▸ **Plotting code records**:
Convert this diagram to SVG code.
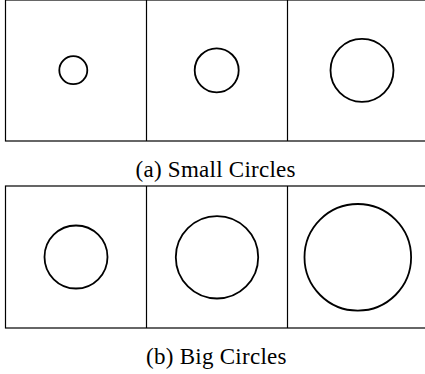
<svg xmlns="http://www.w3.org/2000/svg" width="425" height="374" viewBox="0 0 425 374">
<style>
.frame{fill:none;stroke:#000;stroke-width:1.2}
.c{fill:none;stroke:#000;stroke-width:1.8}
.cap{font-family:"Liberation Serif","Times New Roman",serif;font-size:23px;fill:#000;text-anchor:start}
</style>
<rect width="425" height="374" fill="#fff"/>
<g id="panel-a">
<rect class="frame" x="5.5" y="0" width="423" height="141"/>
<line class="frame" x1="146.5" y1="0" x2="146.5" y2="141"/>
<line class="frame" x1="287.5" y1="0" x2="287.5" y2="141"/>
<g id="a1"><circle class="c" cx="73.3" cy="70.2" r="14"/></g>
<g id="a2"><circle class="c" cx="216.7" cy="70.3" r="22"/></g>
<g id="a3"><circle class="c" cx="362" cy="70.3" r="31.5"/></g>
<text class="cap" x="135.5" y="176.5" textLength="160" lengthAdjust="spacing">(a) Small Circles</text>
</g>
<g id="panel-b">
<rect class="frame" x="5.5" y="186" width="423" height="142"/>
<line class="frame" x1="146.5" y1="186" x2="146.5" y2="328"/>
<line class="frame" x1="287.5" y1="186" x2="287.5" y2="328"/>
<g id="b1"><circle class="c" cx="76" cy="257" r="31.5"/></g>
<g id="b2"><circle class="c" cx="217" cy="257.3" r="41.2"/></g>
<g id="b3"><circle class="c" cx="357.8" cy="257.3" r="53.3"/></g>
<text class="cap" x="146" y="363.5" textLength="140.5" lengthAdjust="spacing">(b) Big Circles</text>
</g>
<g id="connectors"/>
</svg>
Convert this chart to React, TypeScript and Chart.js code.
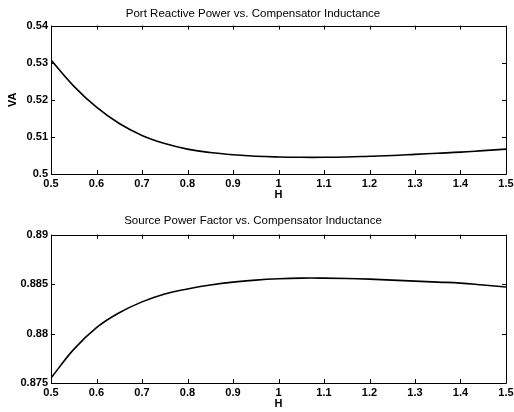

▸ **Required task**: Reproduce all entries exactly. Pictures do not belong in the copy.

▸ **Solution to this problem**:
Convert this diagram to SVG code.
<svg xmlns="http://www.w3.org/2000/svg" width="425" height="374" viewBox="0 0 425 374">
<style>
.frame{fill:none;stroke:#000;stroke-width:1.2}
.c{fill:none;stroke:#000;stroke-width:1.8}
.cap{font-family:"Liberation Serif","Times New Roman",serif;font-size:23px;fill:#000;text-anchor:start}
</style>
<rect width="425" height="374" fill="#fff"/>
<g id="panel-a">
<rect class="frame" x="5.5" y="0" width="423" height="141"/>
<line class="frame" x1="146.5" y1="0" x2="146.5" y2="141"/>
<line class="frame" x1="287.5" y1="0" x2="287.5" y2="141"/>
<g id="a1"><circle class="c" cx="73.3" cy="70.2" r="14"/></g>
<g id="a2"><circle class="c" cx="216.7" cy="70.3" r="22"/></g>
<g id="a3"><circle class="c" cx="362" cy="70.3" r="31.5"/></g>
<text class="cap" x="135.5" y="176.5" textLength="160" lengthAdjust="spacing">(a) Small Circles</text>
</g>
<g id="panel-b">
<rect class="frame" x="5.5" y="186" width="423" height="142"/>
<line class="frame" x1="146.5" y1="186" x2="146.5" y2="328"/>
<line class="frame" x1="287.5" y1="186" x2="287.5" y2="328"/>
<g id="b1"><circle class="c" cx="76" cy="257" r="31.5"/></g>
<g id="b2"><circle class="c" cx="217" cy="257.3" r="41.2"/></g>
<g id="b3"><circle class="c" cx="357.8" cy="257.3" r="53.3"/></g>
<text class="cap" x="146" y="363.5" textLength="140.5" lengthAdjust="spacing">(b) Big Circles</text>
</g>
<g id="connectors"/>
</svg>
Convert this chart to React, TypeScript and Chart.js code.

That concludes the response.